No sólo se hace realidad el sueño americano. Ese que partiendo de cero lleva al infinito a los audaces, a los que pelean y trabajan, a los que tienen talento natural y arriesgan. En España también es posible partir de la nada y tocar el cielo, hacer de una maquinita un imperio, dejar la chaquetilla de camarero para viajar en avión propio. Es la constancia de que el sueño español puede coronarse y ahí nos sale la imagen aguerrida, volcánica y apabullante de Manuel Lao Hernández, que simboliza como pocos la ascendencia social y empresarial verdaderamente meteórica a base de intuición, voluntad, esfuerzo sin límites y un sentido de la anticipación que en el mundo de los negocios resulta determinante para obtener el éxito apetecido. Que en el caso que nos ocupa es total.
El español es buen sembrador de un fruto poco apreciado pero muy abundante: la envidia. Un fruto de consumo bastante generalizado que solemos degustar con mal disimulada fruición. Por eso nos jode tantas veces el triunfo del vecino o el amigo, al que felicitamos con una mano mientras tratamos de apuñalar con la otra. Es el ejercicio favorito del españolito medio: dolerse del bien ajeno y justificar así sus frustraciones.

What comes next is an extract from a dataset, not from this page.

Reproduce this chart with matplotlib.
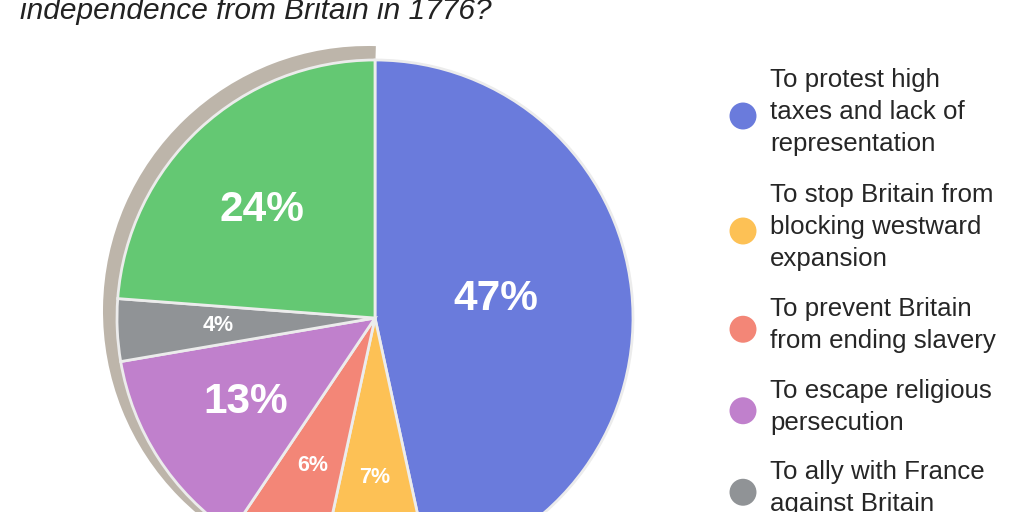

A Manolo Lao, que ha llegado a la cumbre de los triunfadores por méritos acarreados a costa de dejarse la piel y la cara en muchas iniciativas; derrochando esfuerzos y comiéndose las horas del reloj para emprender proyectos y empujar negocios, no le faltarán envidiosos, gentes que hacen del resentimiento hacia los demás la causa de sus fracasos. Pero cuenta también y como contrapartida con los que nos sentimos legítimamente orgullosos de que una persona como él sea abanderado del juego a escala planetaria. Figura en la lista de los millonarios del mundo. Y en ésa otra más reducida en la que están los tipos irrepetibles que hicieron de una humilde ensoñación una obra empresarial de fábula. Con éstos simples datos tenemos reflejada frente al espejo de la actualidad la figura de Manuel Lao Hernández.